What is being asked:
Copy out each line that has "this" in it.

Some records:
________________

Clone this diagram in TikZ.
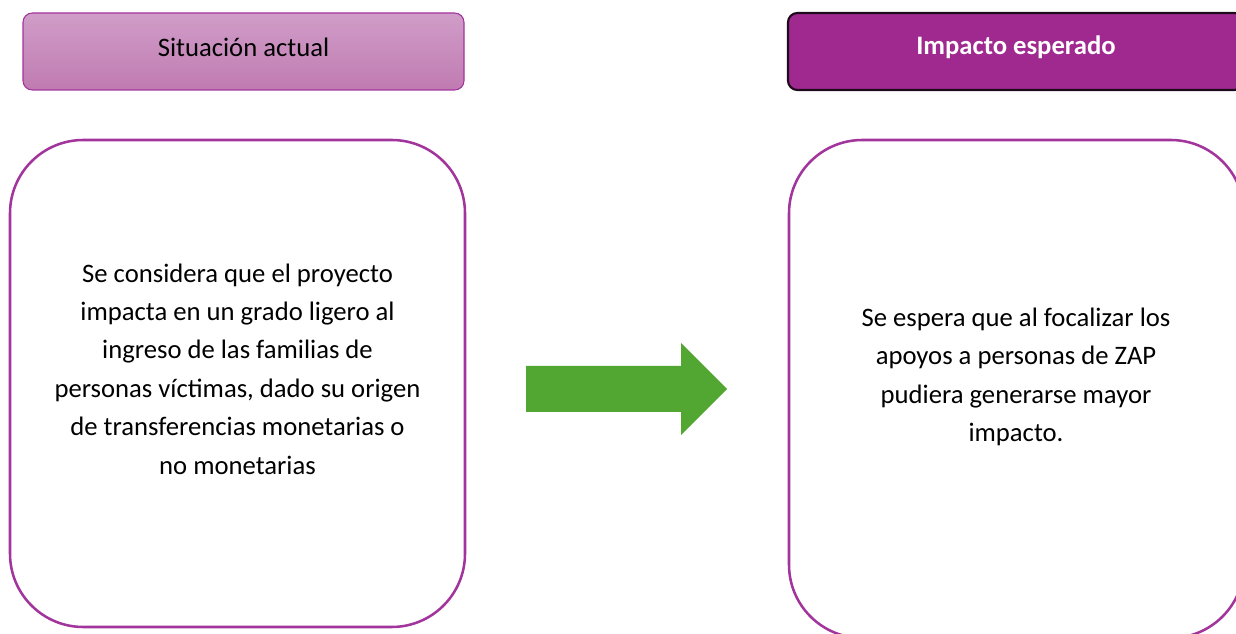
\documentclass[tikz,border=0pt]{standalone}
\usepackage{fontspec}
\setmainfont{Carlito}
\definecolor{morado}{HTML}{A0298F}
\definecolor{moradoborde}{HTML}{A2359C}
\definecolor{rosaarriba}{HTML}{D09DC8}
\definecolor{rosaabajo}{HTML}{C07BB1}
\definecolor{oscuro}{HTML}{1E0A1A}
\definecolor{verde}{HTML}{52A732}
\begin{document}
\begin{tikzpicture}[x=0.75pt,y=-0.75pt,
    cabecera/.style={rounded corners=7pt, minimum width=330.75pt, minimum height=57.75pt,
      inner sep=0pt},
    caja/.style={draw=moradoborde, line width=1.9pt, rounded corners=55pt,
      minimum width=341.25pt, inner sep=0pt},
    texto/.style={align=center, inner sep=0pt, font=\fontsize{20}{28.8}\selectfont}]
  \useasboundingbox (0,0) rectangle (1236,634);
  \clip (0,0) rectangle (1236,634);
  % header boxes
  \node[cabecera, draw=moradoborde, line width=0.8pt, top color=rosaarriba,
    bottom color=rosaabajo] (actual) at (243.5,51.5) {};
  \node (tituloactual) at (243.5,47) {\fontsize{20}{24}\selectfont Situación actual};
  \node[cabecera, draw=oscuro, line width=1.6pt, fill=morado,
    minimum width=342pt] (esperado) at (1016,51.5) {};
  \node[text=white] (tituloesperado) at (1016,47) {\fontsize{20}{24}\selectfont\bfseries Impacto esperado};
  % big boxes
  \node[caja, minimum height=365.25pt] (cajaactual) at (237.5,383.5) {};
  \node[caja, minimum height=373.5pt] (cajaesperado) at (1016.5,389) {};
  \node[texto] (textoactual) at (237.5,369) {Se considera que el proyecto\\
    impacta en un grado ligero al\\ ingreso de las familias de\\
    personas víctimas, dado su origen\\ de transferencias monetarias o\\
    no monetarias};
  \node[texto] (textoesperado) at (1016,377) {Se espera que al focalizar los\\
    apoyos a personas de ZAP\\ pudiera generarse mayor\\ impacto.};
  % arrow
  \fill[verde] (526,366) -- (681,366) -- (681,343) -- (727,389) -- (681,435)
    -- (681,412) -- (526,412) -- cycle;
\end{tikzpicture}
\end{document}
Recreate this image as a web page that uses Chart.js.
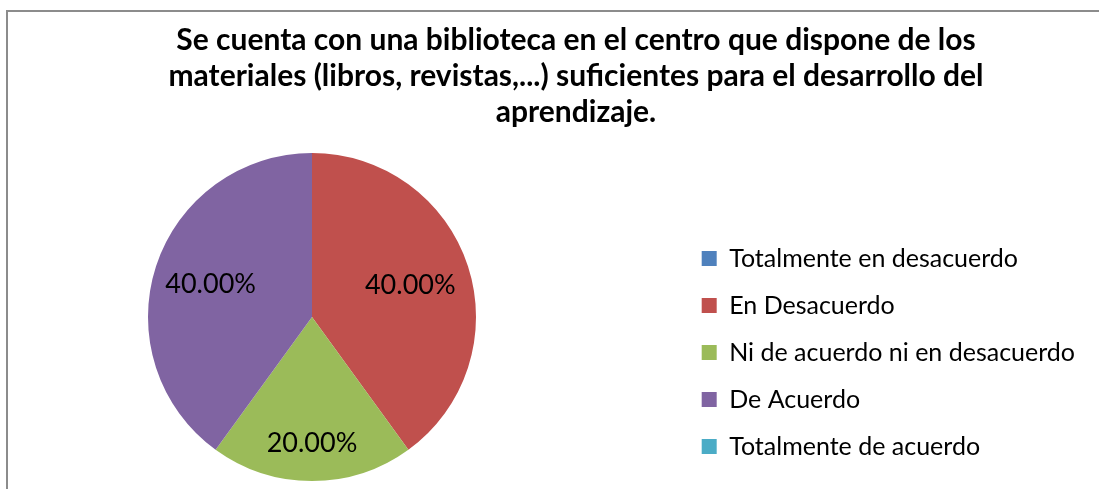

________________

Exercise solution:
Clone this diagram in TikZ.
Recreate this image as a web page that uses Chart.js.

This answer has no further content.